Material:

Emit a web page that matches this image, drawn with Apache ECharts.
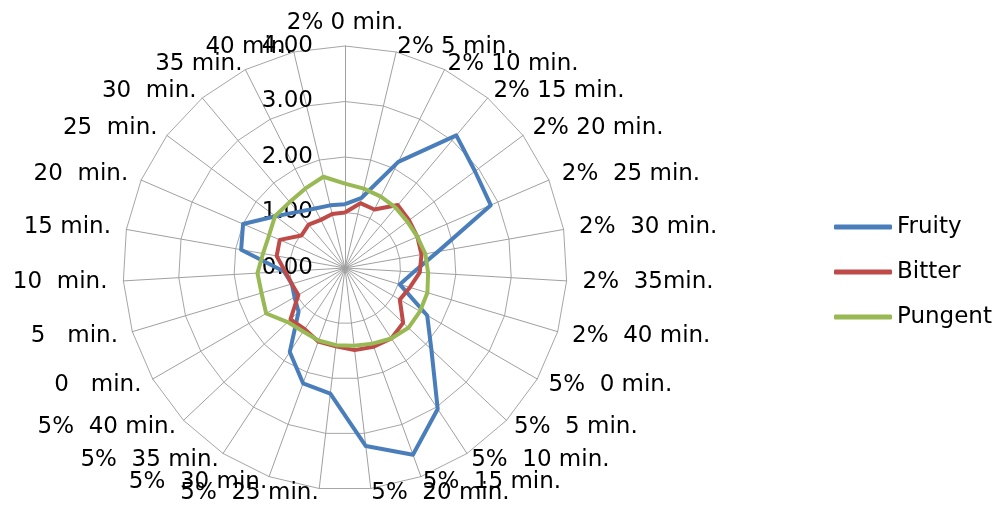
<!DOCTYPE html>
<html>
<head>
<meta charset="utf-8">
<script src="https://cdn.jsdelivr.net/npm/echarts@6/dist/echarts.min.js"></script>
<style>
html,body{margin:0;padding:0;background:#fff;}
#chart{width:1000px;height:506px;}
</style>
</head>
<body>
<div id="chart"></div>
<script>
var categories = ["2% 0 min.", "2% 5 min.", "2% 10 min.", "2% 15 min.", "2% 20 min.", "2%  25 min.", "2%  30 min.", "2%  35min.", "2%  40 min.",
  "5%  0 min.", "5%  5 min.", "5%  10 min.", "5%  15 min.", "5%  20 min.", "5%  25 min.", "5%  30 min.", "5%  35 min.", "5%  40 min.",
  "0   min.", "5   min.", "10  min.", "15 min.", "20  min.", "25  min.", "30  min.", "35 min.", "40 min."];
var seriesNames = ["Fruity", "Bitter", "Pungent"];
var fruity  = [1.15, 1.30, 2.14, 3.12, 2.92, 2.86, 1.70, 1.24, 1.03, 1.71, 2.14, 3.04, 3.58, 3.23, 2.28, 2.21, 1.81, 1.15, 1.05, 1.00, 1.10, 1.90, 2.00, 1.56, 1.32, 1.20, 1.16];
var bitter  = [1.00, 1.20, 1.18, 1.48, 1.44, 1.42, 1.40, 1.35, 1.22, 1.14, 1.44, 1.52, 1.51, 1.49, 1.42, 1.41, 1.32, 1.35, 0.97, 1.00, 1.08, 1.25, 1.28, 0.98, 1.02, 0.97, 1.00];
var pungent = [1.52, 1.47, 1.44, 1.42, 1.40, 1.42, 1.47, 1.50, 1.55, 1.56, 1.57, 1.52, 1.45, 1.41, 1.40, 1.39, 1.37, 1.42, 1.64, 1.57, 1.58, 1.50, 1.49, 1.57, 1.55, 1.60, 1.69];
var axisMin = 0, axisMax = 4, axisSplits = 4;

var colors = ["#4A7EBB", "#BE4B48", "#98B954"];
var FONT = "DejaVu Sans";
var n = categories.length;

// ECharts radar runs counter-clockwise; reorder so categories run clockwise like the reference
var order = [0];
for (var k = n - 1; k >= 1; k--) order.push(k);
function reorder(arr) { return order.map(function (i) { return arr[i]; }); }

var indicator = order.map(function (i) {
  var th = i * 2 * Math.PI / n;
  var s = Math.sin(th);
  var item = { name: categories[i], min: axisMin, max: axisMax, nameGap: i === 0 ? 10 : 4 + 12 * s * s };
  if (i === 0) {
    item.axisLabel = {
      show: true, color: "#000", fontFamily: FONT, fontSize: 23, margin: 32,
      formatter: function (v) { return Number(v).toFixed(2); }
    };
  }
  return item;
});

var chart = echarts.init(document.getElementById("chart"), null, { renderer: "canvas" });
chart.setOption({
  animation: false,
  backgroundColor: "#fff",
  color: colors,
  legend: {
    orient: "vertical",
    left: 829,
    top: 210,
    itemWidth: 58,
    itemHeight: 5,
    itemGap: 21,
    icon: "roundRect",
    textStyle: { color: "#000", fontFamily: FONT, fontSize: 23, lineHeight: 24 },
    data: seriesNames
  },
  radar: {
    center: [345, 268],
    radius: 222,
    startAngle: 90,
    shape: "polygon",
    splitNumber: axisSplits,
    axisName: { color: "#000", fontFamily: FONT, fontSize: 23 },
    axisLine: { lineStyle: { color: "#a0a0a0", width: 1 } },
    splitLine: { lineStyle: { color: "#a6a6a6", width: 1 } },
    splitArea: { show: false },
    axisTick: { show: false },
    axisLabel: { show: false },
    indicator: indicator
  },
  series: [{
    type: "radar",
    symbol: "none",
    data: [
      { name: seriesNames[0], value: reorder(fruity), lineStyle: { color: colors[0], width: 4 }, itemStyle: { color: colors[0] } },
      { name: seriesNames[1], value: reorder(bitter), lineStyle: { color: colors[1], width: 4 }, itemStyle: { color: colors[1] } },
      { name: seriesNames[2], value: reorder(pungent), lineStyle: { color: colors[2], width: 4 }, itemStyle: { color: colors[2] } }
    ]
  }]
});
</script>
</body>
</html>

Written exercise:
Quote every line word for word and keep the images out of the copy.

The output:
Emit a web page that matches this image, drawn with Apache ECharts.
<!DOCTYPE html>
<html>
<head>
<meta charset="utf-8">
<script src="https://cdn.jsdelivr.net/npm/echarts@6/dist/echarts.min.js"></script>
<style>
html,body{margin:0;padding:0;background:#fff;}
#chart{width:1000px;height:506px;}
</style>
</head>
<body>
<div id="chart"></div>
<script>
var categories = ["2% 0 min.", "2% 5 min.", "2% 10 min.", "2% 15 min.", "2% 20 min.", "2%  25 min.", "2%  30 min.", "2%  35min.", "2%  40 min.",
  "5%  0 min.", "5%  5 min.", "5%  10 min.", "5%  15 min.", "5%  20 min.", "5%  25 min.", "5%  30 min.", "5%  35 min.", "5%  40 min.",
  "0   min.", "5   min.", "10  min.", "15 min.", "20  min.", "25  min.", "30  min.", "35 min.", "40 min."];
var seriesNames = ["Fruity", "Bitter", "Pungent"];
var fruity  = [1.15, 1.30, 2.14, 3.12, 2.92, 2.86, 1.70, 1.24, 1.03, 1.71, 2.14, 3.04, 3.58, 3.23, 2.28, 2.21, 1.81, 1.15, 1.05, 1.00, 1.10, 1.90, 2.00, 1.56, 1.32, 1.20, 1.16];
var bitter  = [1.00, 1.20, 1.18, 1.48, 1.44, 1.42, 1.40, 1.35, 1.22, 1.14, 1.44, 1.52, 1.51, 1.49, 1.42, 1.41, 1.32, 1.35, 0.97, 1.00, 1.08, 1.25, 1.28, 0.98, 1.02, 0.97, 1.00];
var pungent = [1.52, 1.47, 1.44, 1.42, 1.40, 1.42, 1.47, 1.50, 1.55, 1.56, 1.57, 1.52, 1.45, 1.41, 1.40, 1.39, 1.37, 1.42, 1.64, 1.57, 1.58, 1.50, 1.49, 1.57, 1.55, 1.60, 1.69];
var axisMin = 0, axisMax = 4, axisSplits = 4;

var colors = ["#4A7EBB", "#BE4B48", "#98B954"];
var FONT = "DejaVu Sans";
var n = categories.length;

// ECharts radar runs counter-clockwise; reorder so categories run clockwise like the reference
var order = [0];
for (var k = n - 1; k >= 1; k--) order.push(k);
function reorder(arr) { return order.map(function (i) { return arr[i]; }); }

var indicator = order.map(function (i) {
  var th = i * 2 * Math.PI / n;
  var s = Math.sin(th);
  var item = { name: categories[i], min: axisMin, max: axisMax, nameGap: i === 0 ? 10 : 4 + 12 * s * s };
  if (i === 0) {
    item.axisLabel = {
      show: true, color: "#000", fontFamily: FONT, fontSize: 23, margin: 32,
      formatter: function (v) { return Number(v).toFixed(2); }
    };
  }
  return item;
});

var chart = echarts.init(document.getElementById("chart"), null, { renderer: "canvas" });
chart.setOption({
  animation: false,
  backgroundColor: "#fff",
  color: colors,
  legend: {
    orient: "vertical",
    left: 829,
    top: 210,
    itemWidth: 58,
    itemHeight: 5,
    itemGap: 21,
    icon: "roundRect",
    textStyle: { color: "#000", fontFamily: FONT, fontSize: 23, lineHeight: 24 },
    data: seriesNames
  },
  radar: {
    center: [345, 268],
    radius: 222,
    startAngle: 90,
    shape: "polygon",
    splitNumber: axisSplits,
    axisName: { color: "#000", fontFamily: FONT, fontSize: 23 },
    axisLine: { lineStyle: { color: "#a0a0a0", width: 1 } },
    splitLine: { lineStyle: { color: "#a6a6a6", width: 1 } },
    splitArea: { show: false },
    axisTick: { show: false },
    axisLabel: { show: false },
    indicator: indicator
  },
  series: [{
    type: "radar",
    symbol: "none",
    data: [
      { name: seriesNames[0], value: reorder(fruity), lineStyle: { color: colors[0], width: 4 }, itemStyle: { color: colors[0] } },
      { name: seriesNames[1], value: reorder(bitter), lineStyle: { color: colors[1], width: 4 }, itemStyle: { color: colors[1] } },
      { name: seriesNames[2], value: reorder(pungent), lineStyle: { color: colors[2], width: 4 }, itemStyle: { color: colors[2] } }
    ]
  }]
});
</script>
</body>
</html>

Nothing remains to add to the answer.